Par ailleurs, l'activité d'hôtesse d'accueil n'est pas exercée que par des étudiantes. Elle l'est parfois en complément d'une autre activité. Si celle-ci est souvent artistique, nous avons également relevé le cas d'hôtesses de l'air, qui travaillent bien plus souvent en CDD saisonnier dans des compagnies low-cost qu'en CDI chez Air France. Ainsi, nombreuses sont celles qui alternent entre leur poste d'hôtesse de l'air et des missions d'accueil. Les liens sont multiples, tant en termes d'inspiration que dans la porosité entre les personnes exerçant les deux métiers.
Vous avez relevé que les critères de poids, d'âge, de couleur de peau ou de morphologie étaient discriminatoires. Vous étiez étonnée de l'absence de conséquences. Pour agir contre ces discriminations, il faut une mobilisation individuelle ou collective. Dans les deux cas, peu de critères sont réunis pour qu'elles aient lieu. S'agissant des mobilisations individuelles, saisir l'Inspection du travail est difficile dans un contexte d'externalisation. Il faut également que notre rapport au métier le voie comme important. Les jeunes femmes qui l'utilisent comme un job étudiant n'investissent pas leur identité dans ce métier, qui doit avant tout leur servir. Ainsi, elles s'épuisent rarement à en défendre les contours et conditions d'exercice. Bien évidemment, il existe des exceptions, telles que le hashtag #PasTaPotiche. Tout de même, ce rapport au travail distant pour les personnes dont ce n'est pas l'activité principale ne les incite pas à se battre pour réagir face à ces discriminations. Quant aux mobilisations collectives, je reviendrai encore sur l'externalisation. Les hôtesses d'accueil sont très isolées, bien que certains évènements en réunissent un grand nombre. Je pense notamment au Salon de l'automobile ou à celui de la lingerie. Pour autant, dans la plupart des événements, elles sont deux ou trois hôtesses d'accueil. Ce ne sont jamais les mêmes groupes qui sont formés. Il est ainsi compliqué de construire un collectif. Par ailleurs, ces groupes peuvent réunir des femmes dont le rapport à ce travail diffère largement, entre celles qui se vivent comme des professionnelles, minoritaires, et celles qui voient ces missions comme un travail « à côté », ce qui ne facilite pas l'entente sur des objectifs communs. Dans ce contexte, les discriminations perdurent, sans réelle action mise en place.

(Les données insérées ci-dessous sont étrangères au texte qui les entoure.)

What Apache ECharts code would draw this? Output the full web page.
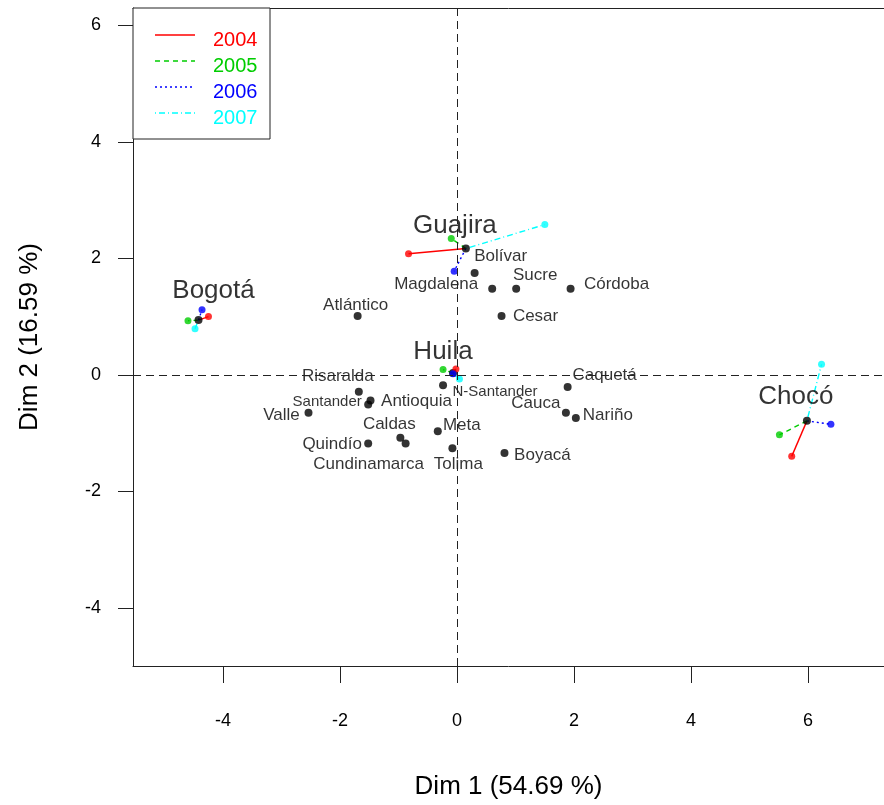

Bien évidemment, la surveillance du poids et de la morphologie est vraie dans les métiers d'accueil, comme dans le mannequinat, dans des proportions bien moindres. Les agences d'hôtesse procurent des uniformes en taille 36, 38 et 40, mais pas 42, ni 34 ou 32. Si nous n'observons pas de problématiques d'anorexie, nous sommes tout de même confrontées à des pratiques d'entretien du corps, qui demandent du temps et sont coûteuses, sans être prises en charge.
Enfin, les hôtesses poursuivent-elles cette activité dans la durée ? Oui. 20 % d'entre elles ont plus de 30 ans. Elles ne sont généralement pas affectées aux mêmes missions, en fonction de critères physiques. Elles seront plutôt positionnées au niveau du back-office ou à des fonctions qui demandent moins de postures debout. Elles sont moins exposées à des pénibilités de type statique. Elles ne sont en revanche pas forcément moins exposées aux violences sexistes et sexuelles.
Mme Annick Billon, présidente. - Merci beaucoup. Cette table ronde a été très intéressante, tant sur le plan du diagnostic que s'agissant des pistes législatives à trouver. Merci pour le travail mené en amont de cette réunion, et pour les réponses que vous nous avez apportées.